**Work to complete**: Check every line of the material below for the string "React", and return the ones that have it.

**Data segment**:
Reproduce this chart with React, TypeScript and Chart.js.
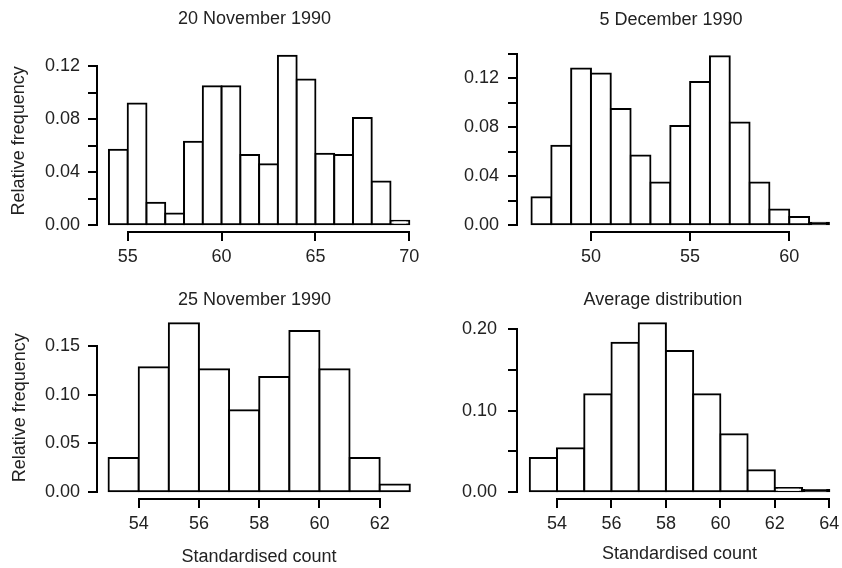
import React, { useEffect, useRef } from 'react';
import { Chart, registerables } from 'chart.js';

Chart.register(...registerables);

const FONT = "'Liberation Sans', Arial, Helvetica, sans-serif";
const TEXT_COLOR = '#222';
const LINE_COLOR = '#000';

// ---- 20 November 1990 ----
const nov20Edges = [54, 55, 56, 57, 58, 59, 60, 61, 62, 63, 64, 65, 66, 67, 68, 69, 70];
const nov20Freq = [0.057, 0.092, 0.017, 0.009, 0.063, 0.105, 0.105, 0.053, 0.046, 0.128, 0.110, 0.054, 0.053, 0.081, 0.033, 0.0035];
const nov20XTicks = [55, 60, 65, 70];
const nov20YTicks = [0, 0.02, 0.04, 0.06, 0.08, 0.1, 0.12];
const nov20YLabels = [0, 0.04, 0.08, 0.12];

// ---- 5 December 1990 ----
const dec5Edges = [47, 48, 49, 50, 51, 52, 53, 54, 55, 56, 57, 58, 59, 60, 61, 62];
const dec5Freq = [0.023, 0.065, 0.128, 0.124, 0.095, 0.057, 0.035, 0.081, 0.117, 0.138, 0.084, 0.035, 0.013, 0.0068, 0.002];
const dec5XTicks = [50, 55, 60];
const dec5YTicks = [0, 0.02, 0.04, 0.06, 0.08, 0.1, 0.12, 0.14];
const dec5YLabels = [0, 0.04, 0.08, 0.12];

// ---- 25 November 1990 ----
const nov25Edges = [53, 54, 55, 56, 57, 58, 59, 60, 61, 62, 63];
const nov25Freq = [0.035, 0.128, 0.173, 0.126, 0.084, 0.118, 0.165, 0.126, 0.035, 0.008];
const nov25XTicks = [54, 56, 58, 60, 62];
const nov25YTicks = [0, 0.05, 0.1, 0.15];
const nov25YLabels = [0, 0.05, 0.1, 0.15];

// ---- Average distribution ----
const avgEdges = [53, 54, 55, 56, 57, 58, 59, 60, 61, 62, 63, 64];
const avgFreq = [0.042, 0.054, 0.120, 0.183, 0.207, 0.173, 0.120, 0.071, 0.027, 0.0053, 0.0029];
const avgXTicks = [54, 56, 58, 60, 62, 64];
const avgYTicks = [0, 0.05, 0.1, 0.15, 0.2];
const avgYLabels = [0, 0.1, 0.2];

const Y_TITLE = 'Relative frequency';
const X_TITLE = 'Standardised count';

type PanelSpec = {
  title: string;
  edges: number[];
  freq: number[];
  xTicks: number[];
  yTicks: number[];
  yLabels: number[];
  xRange: [number, number];
  yRange: [number, number];
  yTitle?: string;
  xTitle?: string;
  left: number;
  top: number;
  width: number;
  rightSpace: number;
  yWidth: number;
  xHeight: number;
  titlePad: { top: number; bottom: number };
  yLabelPad: number;
  yTitlePad: number;
  xTitlePadBottom: number;
};

const rAxisLines = {
  id: 'rAxisLines',
  afterDraw(chart: any) {
    const { ctx, chartArea, scales } = chart;
    const xs = scales.x;
    const ys = scales.y;
    const xt = xs.ticks;
    const yt = ys.ticks;
    ctx.save();
    ctx.strokeStyle = LINE_COLOR;
    ctx.lineWidth = 2;
    ctx.lineCap = 'square';
    ctx.beginPath();
    const yb = Math.round(chartArea.bottom);
    ctx.moveTo(Math.round(xs.getPixelForValue(xt[0].value)), yb);
    ctx.lineTo(Math.round(xs.getPixelForValue(xt[xt.length - 1].value)), yb);
    const xl = Math.round(chartArea.left);
    ctx.moveTo(xl, Math.round(ys.getPixelForValue(yt[0].value)));
    ctx.lineTo(xl, Math.round(ys.getPixelForValue(yt[yt.length - 1].value)));
    ctx.stroke();
    ctx.restore();
  },
};

const H = 284;

function Panel({ spec }: { spec: PanelSpec }) {
  const ref = useRef<HTMLCanvasElement | null>(null);
  useEffect(() => {
    if (!ref.current) return;
    const points = spec.freq.map((f, i) => ({ x: (spec.edges[i] + spec.edges[i + 1]) / 2, y: f }));
    const font = { family: FONT, size: 18, weight: 'normal' as const, lineHeight: 1.2 };
    const chart = new Chart(ref.current, {
      type: 'bar',
      data: {
        datasets: [
          {
            data: points as any,
            backgroundColor: (c: any) => {
              const ys = c.chart.scales.y;
              if (!ys || !c.raw) return '#ffffff';
              const hpx = ys.getPixelForValue(0) - ys.getPixelForValue(c.raw.y);
              return hpx < 4 ? LINE_COLOR : '#ffffff';
            },
            borderColor: LINE_COLOR,
            borderWidth: 2,
            borderSkipped: false,
            inflateAmount: 1,
            barPercentage: 1,
            categoryPercentage: 1,
          } as any,
        ],
      },
      options: {
        animation: false,
        responsive: false,
        devicePixelRatio: 1,
        layout: { padding: 0, autoPadding: false },
        plugins: {
          legend: { display: false },
          tooltip: { enabled: false },
          title: {
            display: true,
            text: spec.title,
            color: TEXT_COLOR,
            font,
            padding: spec.titlePad,
          },
        },
        scales: {
          x: {
            type: 'linear',
            min: spec.xRange[0],
            max: spec.xRange[1],
            bounds: 'data',
            offset: false,
            afterBuildTicks: (s: any) => {
              s.ticks = spec.xTicks.map((v) => ({ value: v }));
            },
            afterFit: (s: any) => {
              s.height = spec.xHeight;
              s.paddingLeft = 0;
              s.paddingRight = 0;
            },
            grid: { offset: false, drawOnChartArea: false, drawTicks: true, tickLength: 9, color: LINE_COLOR, lineWidth: 2 },
            border: { display: false },
            ticks: {
              color: TEXT_COLOR,
              font,
              padding: 5,
              maxRotation: 0,
              minRotation: 0,
              autoSkip: false,
              callback: (v: any) => String(v),
            },
            title: {
              display: !!spec.xTitle,
              text: spec.xTitle || '',
              color: TEXT_COLOR,
              font,
              padding: { top: 0, bottom: spec.xTitlePadBottom },
            },
          },
          y: {
            type: 'linear',
            position: 'left',
            min: spec.yRange[0],
            max: spec.yRange[1],
            bounds: 'data',
            afterBuildTicks: (s: any) => {
              s.ticks = spec.yTicks.map((v) => ({ value: v }));
            },
            afterFit: (s: any) => {
              s.width = spec.yWidth;
              s.paddingTop = 0;
              s.paddingBottom = 0;
            },
            grid: { drawOnChartArea: false, drawTicks: true, tickLength: 9, color: LINE_COLOR, lineWidth: 2 },
            border: { display: false },
            ticks: {
              color: TEXT_COLOR,
              font,
              padding: spec.yLabelPad,
              autoSkip: false,
              callback: (v: any) => (spec.yLabels.some((l) => Math.abs(l - Number(v)) < 1e-9) ? Number(v).toFixed(2) : ''),
            },
            title: {
              display: !!spec.yTitle,
              text: spec.yTitle || '',
              color: TEXT_COLOR,
              font,
              padding: { top: spec.yTitlePad, bottom: 0 },
            },
          },
          space: {
            type: 'linear',
            position: 'right',
            display: true,
            grid: { display: false, drawTicks: false },
            border: { display: false },
            ticks: { display: false },
            afterFit: (s: any) => {
              s.width = spec.rightSpace;
              s.paddingTop = 0;
              s.paddingBottom = 0;
            },
          },
        },
      } as any,
      plugins: [rAxisLines],
    });
    return () => chart.destroy();
  }, [spec]);
  return (
    <canvas
      ref={ref}
      width={spec.width}
      height={H}
      style={{ position: 'absolute', left: spec.left, top: spec.top, width: spec.width, height: H }}
    />
  );
}

const panels: PanelSpec[] = [
  {
    title: '20 November 1990',
    edges: nov20Edges,
    freq: nov20Freq,
    xTicks: nov20XTicks,
    yTicks: nov20YTicks,
    yLabels: nov20YLabels,
    xRange: [53.365, 70.623],
    yRange: [-0.00513, 0.1326],
    yTitle: Y_TITLE,
    left: 0,
    top: 0,
    width: 509,
    rightSpace: 88,
    yWidth: 97,
    xHeight: 51.9,
    titlePad: { top: 8, bottom: 20 },
    yLabelPad: 8,
    yTitlePad: 8.2,
    xTitlePadBottom: 0,
  },
  {
    title: '5 December 1990',
    edges: dec5Edges,
    freq: dec5Freq,
    xTicks: dec5XTicks,
    yTicks: dec5YTicks,
    yLabels: dec5YLabels,
    xRange: [46.27, 62.66],
    yRange: [-0.00555, 0.14343],
    left: 421,
    top: 0,
    width: 500,
    rightSpace: 79,
    yWidth: 96,
    xHeight: 51.9,
    titlePad: { top: 9, bottom: 19 },
    yLabelPad: 9,
    yTitlePad: 0,
    xTitlePadBottom: 0,
  },
  {
    title: '25 November 1990',
    edges: nov25Edges,
    freq: nov25Freq,
    xTicks: nov25XTicks,
    yTicks: nov25YTicks,
    yLabels: nov25YLabels,
    xRange: [52.616, 63.371],
    yRange: [-0.00696, 0.1799],
    yTitle: Y_TITLE,
    xTitle: X_TITLE,
    left: 0,
    top: 284,
    width: 509,
    rightSpace: 88,
    yWidth: 97,
    xHeight: 68.9,
    titlePad: { top: 5, bottom: 5.9 },
    yLabelPad: 8,
    yTitlePad: 9,
    xTitlePadBottom: 0.5,
  },
  {
    title: 'Average distribution',
    edges: avgEdges,
    freq: avgFreq,
    xTicks: avgXTicks,
    yTicks: avgYTicks,
    yLabels: avgYLabels,
    xRange: [52.531, 64.466],
    yRange: [-0.00833, 0.2153],
    xTitle: X_TITLE,
    left: 421,
    top: 284,
    width: 484,
    rightSpace: 63,
    yWidth: 96,
    xHeight: 68.9,
    titlePad: { top: 5, bottom: 5.9 },
    yLabelPad: 11,
    yTitlePad: 0,
    xTitlePadBottom: 3,
  },
];

export default function App() {
  return (
    <div
      style={{
        position: 'fixed',
        left: 0,
        top: 0,
        width: 842,
        height: 568,
        overflow: 'hidden',
        background: '#ffffff',
      }}
    >
      {panels.map((p) => (
        <Panel key={p.title} spec={p} />
      ))}
    </div>
  );
}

**Full solution**:
Reproduce this chart with React, TypeScript and Chart.js.
import React, { useEffect, useRef } from 'react';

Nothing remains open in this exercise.